Exercise: Among the entries that follow, locate the line with "Write the React, TypeScript" and the line with "import * as". Output those lines and all lines in between, exactly, minus the pictures.

+ + + + +

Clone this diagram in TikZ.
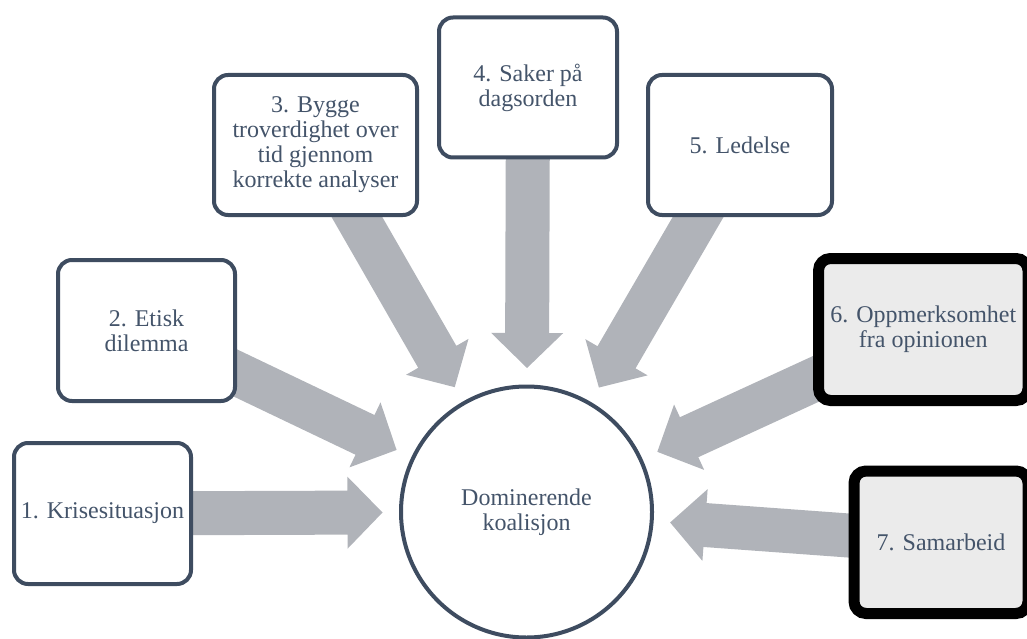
\documentclass[tikz,border=0pt]{standalone}
\usepackage{fontspec}
\setmainfont{Liberation Serif}
\usetikzlibrary{calc}
\pgfdeclarelayer{background}
\pgfsetlayers{background,main}
\definecolor{txt}{HTML}{44546A}
\definecolor{bord}{HTML}{3E4C60}
\definecolor{arr}{HTML}{B0B3B9}
\definecolor{lightfill}{HTML}{EBEBEB}
\newcommand\blkarrow[1]{%
  \path ($(hub.center)!144pt!(#1.center)$) coordinate (#1-tip)
        ($(hub.center)!179pt!(#1.center)$) coordinate (#1-hb);
  \fill[arrowfill] ($(#1-hb)!22pt!90:(#1.center)$)
    -- ($(#1.center)!22pt!-90:(hub.center)$)
    -- ($(#1.center)!22pt!90:(hub.center)$)
    -- ($(#1-hb)!22pt!-90:(#1.center)$)
    -- ($(#1-hb)!36pt!-90:(#1.center)$)
    -- (#1-tip)
    -- ($(#1-hb)!36pt!90:(#1.center)$)
    -- cycle;
}
\tikzset{
  lbl/.style={align=center, text=txt, font=\fontsize{24}{25}\selectfont},
  plainbox/.style={lbl, draw=bord, fill=white, line width=4pt, rounded corners=14pt, inner sep=0pt},
  heavybox/.style={lbl, draw=black, fill=lightfill, line width=11pt, rounded corners=12pt, inner sep=0pt},
  hubcircle/.style={lbl, circle, draw=bord, fill=white, line width=4pt, inner sep=0pt, minimum size=251pt},
  arrowfill/.style={fill=arr}
}
\begin{document}
\begin{tikzpicture}[x=1pt, y=-1pt]
\useasboundingbox (0,0) rectangle (1027,639);
\node[hubcircle] (hub) at (526.5,512) {Dominerende\\koalisjon};
\node[plainbox, minimum width=177pt, minimum height=141pt] (b1) at (102.5,513.5) {1. Krisesituasjon};
\node[plainbox, minimum width=177pt, minimum height=141pt] (b2) at (146.5,330.5) {2. Etisk\\dilemma};
\node[plainbox, minimum width=203pt, minimum height=140pt] (b3) at (315.5,145) {3. Bygge\\troverdighet over\\tid gjennom\\korrekte analyser};
\node[plainbox, minimum width=178pt, minimum height=140pt] (b4) at (528,87.5) {4. Saker på\\dagsorden};
\node[plainbox, minimum width=184pt, minimum height=140pt] (b5) at (740,145) {5. Ledelse};
\node[heavybox, minimum width=209.5pt, minimum height=142pt] (b6) at (923.25,329.5) {6. Oppmerksomhet\\fra opinionen};
\node[heavybox, minimum width=174pt, minimum height=142.5pt] (b7) at (941,542.25) {7. Samarbeid};
\begin{pgfonlayer}{background}
\blkarrow{b1}
\blkarrow{b2}
\blkarrow{b3}
\blkarrow{b4}
\blkarrow{b5}
\blkarrow{b6}
\blkarrow{b7}
\end{pgfonlayer}
\end{tikzpicture}
\end{document}
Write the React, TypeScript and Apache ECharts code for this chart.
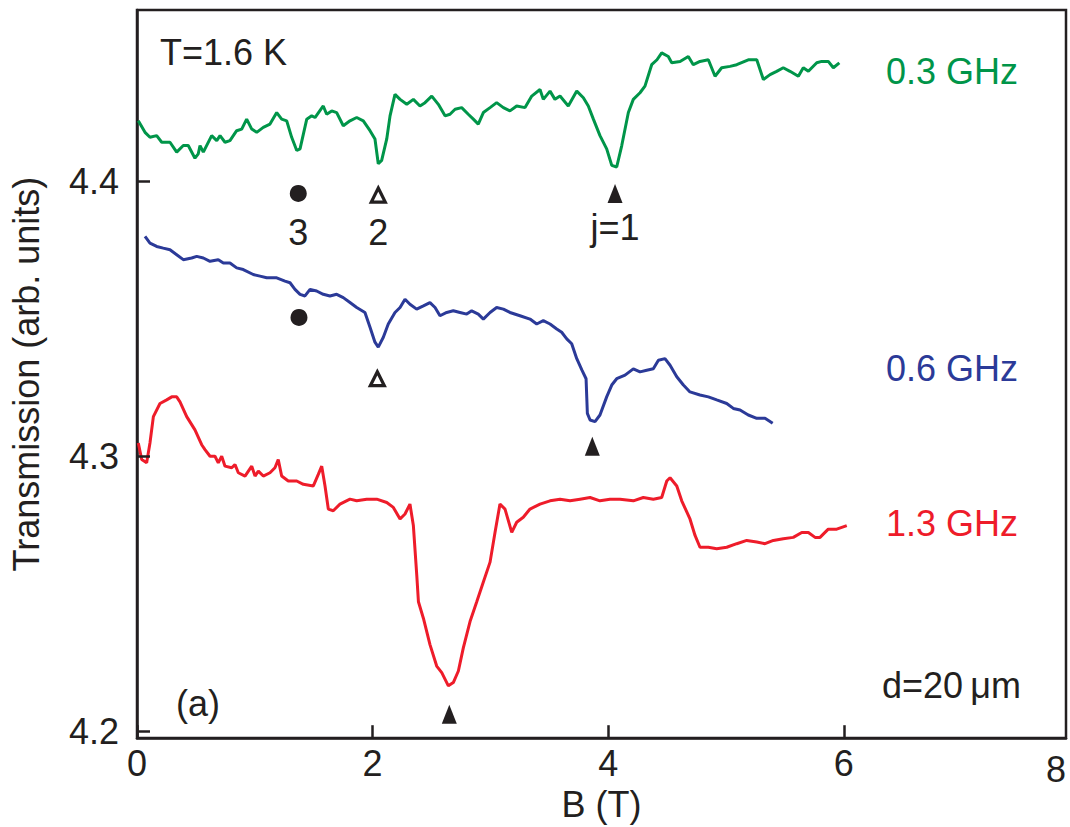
import React, { useEffect, useRef } from "react";
import * as echarts from "echarts";

// B (T), Transmission (arb. units)
const trace03GHz: [number, number][] = [
  [0.011, 4.422], [0.068, 4.4178], [0.11, 4.416], [0.167, 4.4166], [0.21, 4.4142], [0.28, 4.4142],
  [0.337, 4.4106], [0.393, 4.413], [0.435, 4.413], [0.492, 4.4084], [0.52, 4.41], [0.535, 4.413],
  [0.563, 4.4106], [0.634, 4.4166], [0.677, 4.4148], [0.705, 4.4166], [0.747, 4.4142], [0.789, 4.4148],
  [0.846, 4.4184], [0.889, 4.419], [0.931, 4.4226], [0.974, 4.419], [1.016, 4.4178], [1.072, 4.4196],
  [1.129, 4.4208], [1.186, 4.425], [1.228, 4.4226], [1.271, 4.422], [1.313, 4.416], [1.356, 4.4112],
  [1.384, 4.4118], [1.441, 4.4226], [1.483, 4.4238], [1.511, 4.4232], [1.581, 4.4274], [1.61, 4.4244],
  [1.653, 4.4256], [1.695, 4.425], [1.751, 4.4202], [1.808, 4.422], [1.865, 4.4232], [1.921, 4.422],
  [1.978, 4.4184], [2.02, 4.4154], [2.048, 4.4064], [2.077, 4.4076], [2.12, 4.4154], [2.148, 4.4238],
  [2.19, 4.4316], [2.233, 4.4298], [2.29, 4.428], [2.346, 4.4298], [2.402, 4.4274], [2.445, 4.4286],
  [2.502, 4.431], [2.558, 4.428], [2.615, 4.4238], [2.657, 4.4244], [2.7, 4.4262], [2.756, 4.4268],
  [2.812, 4.4244], [2.855, 4.4226], [2.897, 4.4208], [2.94, 4.425], [2.997, 4.4268], [3.053, 4.4286],
  [3.11, 4.4268], [3.166, 4.4256], [3.223, 4.4274], [3.294, 4.4268], [3.351, 4.431], [3.421, 4.4334],
  [3.449, 4.4298], [3.506, 4.4328], [3.548, 4.4298], [3.591, 4.431], [3.661, 4.4274], [3.733, 4.4328],
  [3.789, 4.4304], [3.831, 4.4274], [3.874, 4.4226], [3.93, 4.4166], [3.987, 4.4118], [4.03, 4.4058],
  [4.072, 4.4052], [4.115, 4.413], [4.171, 4.425], [4.213, 4.4298], [4.27, 4.4322], [4.312, 4.4346],
  [4.369, 4.4424], [4.414, 4.4442], [4.454, 4.4467], [4.51, 4.4454], [4.539, 4.4431], [4.61, 4.4436],
  [4.68, 4.4454], [4.722, 4.4424], [4.779, 4.4436], [4.85, 4.4442], [4.907, 4.4382], [4.963, 4.4413],
  [5.034, 4.4418], [5.091, 4.4424], [5.189, 4.4442], [5.261, 4.4442], [5.317, 4.437], [5.374, 4.4388],
  [5.43, 4.44], [5.486, 4.4413], [5.543, 4.44], [5.614, 4.4382], [5.656, 4.4413], [5.699, 4.44],
  [5.77, 4.4431], [5.812, 4.4436], [5.868, 4.4436], [5.911, 4.4413], [5.962, 4.4431],
];

const trace06GHz: [number, number][] = [
  [0.068, 4.38], [0.11, 4.3775], [0.167, 4.3763], [0.223, 4.3757], [0.28, 4.3751], [0.337, 4.3733],
  [0.393, 4.3715], [0.464, 4.3721], [0.507, 4.3727], [0.563, 4.3721], [0.62, 4.3709], [0.69, 4.3715],
  [0.733, 4.3703], [0.789, 4.3703], [0.846, 4.3685], [0.902, 4.3679], [0.987, 4.3661], [1.044, 4.3655],
  [1.101, 4.3649], [1.186, 4.3649], [1.256, 4.3637], [1.299, 4.3631], [1.341, 4.3607], [1.384, 4.3589],
  [1.426, 4.3583], [1.469, 4.3607], [1.525, 4.3601], [1.581, 4.3589], [1.638, 4.3583], [1.695, 4.3589],
  [1.751, 4.3577], [1.808, 4.3559], [1.865, 4.3541], [1.935, 4.3523], [1.978, 4.3469], [2.02, 4.3415],
  [2.048, 4.3397], [2.091, 4.3433], [2.133, 4.3481], [2.19, 4.3523], [2.233, 4.3541], [2.275, 4.3571],
  [2.317, 4.3553], [2.374, 4.3535], [2.431, 4.3547], [2.487, 4.3559], [2.53, 4.3541], [2.572, 4.3511],
  [2.629, 4.3523], [2.685, 4.3529], [2.742, 4.3523], [2.799, 4.3517], [2.841, 4.3529], [2.897, 4.3517],
  [2.94, 4.3499], [2.997, 4.3523], [3.053, 4.3541], [3.11, 4.3535], [3.166, 4.3523], [3.251, 4.3511],
  [3.336, 4.3499], [3.393, 4.3481], [3.449, 4.3493], [3.506, 4.3481], [3.563, 4.3463], [3.605, 4.3451],
  [3.648, 4.3427], [3.69, 4.3409], [3.733, 4.3355], [3.777, 4.3313], [3.812, 4.3282], [3.823, 4.3156],
  [3.846, 4.3132], [3.888, 4.3126], [3.93, 4.315], [3.987, 4.3216], [4.03, 4.3259], [4.072, 4.3282],
  [4.143, 4.3295], [4.213, 4.3318], [4.27, 4.3307], [4.327, 4.3313], [4.383, 4.3318], [4.426, 4.3349],
  [4.482, 4.3355], [4.525, 4.3331], [4.582, 4.3289], [4.638, 4.3259], [4.694, 4.3234], [4.779, 4.3223],
  [4.85, 4.3216], [4.921, 4.3205], [5.006, 4.3192], [5.062, 4.3174], [5.119, 4.3168], [5.189, 4.315],
  [5.261, 4.3138], [5.331, 4.3138], [5.396, 4.312],
];

const trace13GHz: [number, number][] = [
  [0.011, 4.3048], [0.04, 4.2988], [0.082, 4.2976], [0.11, 4.3048], [0.139, 4.3144], [0.195, 4.3192],
  [0.252, 4.3205], [0.295, 4.3216], [0.337, 4.3216], [0.365, 4.3198], [0.422, 4.3144], [0.492, 4.3096],
  [0.549, 4.3042], [0.577, 4.3024], [0.62, 4.3], [0.662, 4.3], [0.69, 4.2976], [0.719, 4.3],
  [0.747, 4.2964], [0.804, 4.2958], [0.832, 4.297], [0.86, 4.294], [0.917, 4.2928], [0.974, 4.2964],
  [1.002, 4.2928], [1.03, 4.2946], [1.072, 4.2928], [1.129, 4.294], [1.171, 4.2958], [1.199, 4.2988],
  [1.228, 4.2928], [1.284, 4.291], [1.356, 4.291], [1.412, 4.2898], [1.497, 4.2892], [1.539, 4.2934],
  [1.568, 4.2964], [1.596, 4.2892], [1.624, 4.2808], [1.666, 4.2802], [1.723, 4.2826], [1.808, 4.2844],
  [1.865, 4.2838], [1.95, 4.2844], [2.035, 4.2844], [2.12, 4.2832], [2.176, 4.2814], [2.233, 4.2772],
  [2.275, 4.279], [2.317, 4.2826], [2.346, 4.2748], [2.375, 4.2567], [2.389, 4.2471], [2.431, 4.2411],
  [2.487, 4.2315], [2.544, 4.2237], [2.587, 4.2213], [2.643, 4.2165], [2.685, 4.2177], [2.728, 4.2219],
  [2.77, 4.2303], [2.827, 4.2399], [2.884, 4.2471], [2.94, 4.2543], [2.997, 4.2615], [3.039, 4.2723],
  [3.081, 4.2826], [3.124, 4.2808], [3.181, 4.2723], [3.223, 4.276], [3.279, 4.2778], [3.336, 4.2808],
  [3.421, 4.2826], [3.506, 4.2838], [3.591, 4.2844], [3.676, 4.2838], [3.761, 4.2844], [3.846, 4.285],
  [3.93, 4.2838], [4.015, 4.2844], [4.1, 4.2844], [4.213, 4.2838], [4.298, 4.285], [4.383, 4.2844],
  [4.454, 4.285], [4.497, 4.291], [4.525, 4.2922], [4.582, 4.2892], [4.624, 4.2838], [4.694, 4.2772],
  [4.737, 4.2712], [4.779, 4.2669], [4.85, 4.2669], [4.921, 4.2664], [5.006, 4.2669], [5.091, 4.2682],
  [5.176, 4.2694], [5.261, 4.2688], [5.331, 4.2682], [5.402, 4.2694], [5.486, 4.27], [5.571, 4.2705],
  [5.643, 4.2723], [5.699, 4.2723], [5.756, 4.2705], [5.798, 4.2705], [5.868, 4.2735], [5.94, 4.2735],
  [6.025, 4.2748],
];

// resonance markers: [B, T, label]
const filledCircles: [number, number, string][] = [
  [1.369, 4.3956, "3"],
  [1.375, 4.3505, ""],
];
const openTriangles: [number, number, string][] = [
  [2.048, 4.395, "2"],
  [2.04, 4.3282, ""],
];
const filledTriangles: [number, number, string][] = [
  [4.058, 4.3956, "j=1"],
  [3.865, 4.3036, ""],
  [2.651, 4.2062, ""],
];

const xTicks = [0, 2, 4, 6];
const yTicks = [4.2, 4.3, 4.4];
const seriesNames = ["0.3 GHz", "0.6 GHz", "1.3 GHz"];
const seriesColors = ["#009549", "#2b3a98", "#ee1c2a"];

const X_MIN = 0;
const X_MAX = 7.886;
const Y_MIN = 4.1975;
const Y_MAX = 4.4623;

const FONT = "'Liberation Sans', Arial, Helvetica, sans-serif";
const INK = "#231f20";
const FS = 36;

export default function App() {
  const ref = useRef<HTMLDivElement>(null);
  useEffect(() => {
    if (!ref.current) return;
    const chart = echarts.init(ref.current, undefined, { renderer: "svg" });
    const markerLabel = {
      show: true,
      position: "bottom" as const,
      distance: 12,
      formatter: (p: any) => p.data[2],
      color: INK,
      fontSize: FS,
      fontFamily: FONT,
    };
    // inward tick marks, expressed in axis units
    const yTickLen = (X_MAX - X_MIN) * (13 / 929);
    const xTickLen = (Y_MAX - Y_MIN) * (13 / 734);
    const tickLines = [
      ...yTicks.map((v) => [{ coord: [X_MIN, v] }, { coord: [X_MIN + yTickLen, v] }]),
      ...xTicks.map((v) => [{ coord: [v, Y_MIN] }, { coord: [v, Y_MIN + xTickLen] }]),
    ];
    chart.setOption({
      animation: false,
      backgroundColor: "#ffffff",
      grid: {
        left: 137,
        top: 10,
        width: 929,
        height: 734,
        show: true,
        borderColor: INK,
        borderWidth: 2.5,
        containLabel: false,
      },
      xAxis: {
        type: "value",
        min: X_MIN,
        max: X_MAX,
        name: "B (T)",
        nameLocation: "middle",
        nameGap: 46,
        nameTextStyle: { color: INK, fontSize: FS, fontFamily: FONT },
        axisLine: { show: true, lineStyle: { color: INK, width: 2.5 } },
        axisTick: { show: false },
        axisLabel: { customValues: xTicks, color: INK, fontSize: FS, fontFamily: FONT, margin: 7, formatter: (v: number) => String(v) },
        splitLine: { show: false },
      },
      yAxis: {
        type: "value",
        min: Y_MIN,
        max: Y_MAX,
        name: "Transmission (arb. units)",
        nameLocation: "middle",
        nameGap: 93,
        nameTextStyle: { color: INK, fontSize: FS, fontFamily: FONT },
        axisLine: { show: true, lineStyle: { color: INK, width: 2.5 } },
        axisTick: { show: false },
        axisLabel: { customValues: yTicks, color: INK, fontSize: FS, fontFamily: FONT, margin: 18, formatter: (v: number) => v.toFixed(1) },
        splitLine: { show: false },
      },
      series: [
        ...[trace03GHz, trace06GHz, trace13GHz].map((d, i) => ({
          type: "line",
          name: seriesNames[i],
          data: d,
          showSymbol: false,
          symbol: "none",
          lineStyle: { color: seriesColors[i], width: 3 },
          z: 3,
          ...(i === 0
            ? {
                markLine: {
                  silent: true,
                  symbol: ["none", "none"],
                  label: { show: false },
                  lineStyle: { color: INK, width: 2.5, type: "solid" },
                  data: tickLines,
                  z: 6,
                },
              }
            : {}),
        })),
        {
          type: "scatter",
          data: filledCircles,
          symbol: "circle",
          symbolSize: 17,
          itemStyle: { color: INK, opacity: 1 },
          label: { ...markerLabel, distance: 13 },
          z: 5,
        },
        {
          type: "scatter",
          data: openTriangles,
          symbol: "triangle",
          symbolSize: [14, 14],
          itemStyle: { color: "#ffffff", borderColor: INK, borderWidth: 3.2, opacity: 1 },
          label: { ...markerLabel, distance: 11 },
          z: 5,
        },
        {
          type: "scatter",
          data: filledTriangles,
          symbol: "triangle",
          symbolSize: [15, 19],
          itemStyle: { color: INK, opacity: 1 },
          label: { ...markerLabel, distance: 7 },
          z: 5,
        },
      ],
      graphic: [
        { type: "text", left: 1046, top: 751, style: { text: "8", fill: INK, fontSize: FS, fontFamily: FONT } },
        { type: "text", left: 160, top: 34, style: { text: "T=1.6 K", fill: INK, fontSize: FS, fontFamily: FONT } },
        { type: "text", left: 176, top: 685, style: { text: "(a)", fill: INK, fontSize: FS, fontFamily: FONT } },
        { type: "text", left: 882, top: 667, style: { text: "d=20\u2009\u03bcm", fill: INK, fontSize: FS, fontFamily: FONT } },
        { type: "text", left: 886, top: 53, style: { text: seriesNames[0], fill: seriesColors[0], fontSize: FS, fontFamily: FONT } },
        { type: "text", left: 886, top: 350, style: { text: seriesNames[1], fill: seriesColors[1], fontSize: FS, fontFamily: FONT } },
        { type: "text", left: 886, top: 505, style: { text: seriesNames[2], fill: seriesColors[2], fontSize: FS, fontFamily: FONT } },
      ],
    });
    return () => chart.dispose();
  }, []);
  return (
    <div
      ref={ref}
      style={{ position: "absolute", left: 0, top: 0, width: 1070, height: 827, background: "#fff" }}
    />
  );
}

+ + + + +

Exercise solution:
Write the React, TypeScript and Apache ECharts code for this chart.
import React, { useEffect, useRef } from "react";
import * as echarts from "echarts";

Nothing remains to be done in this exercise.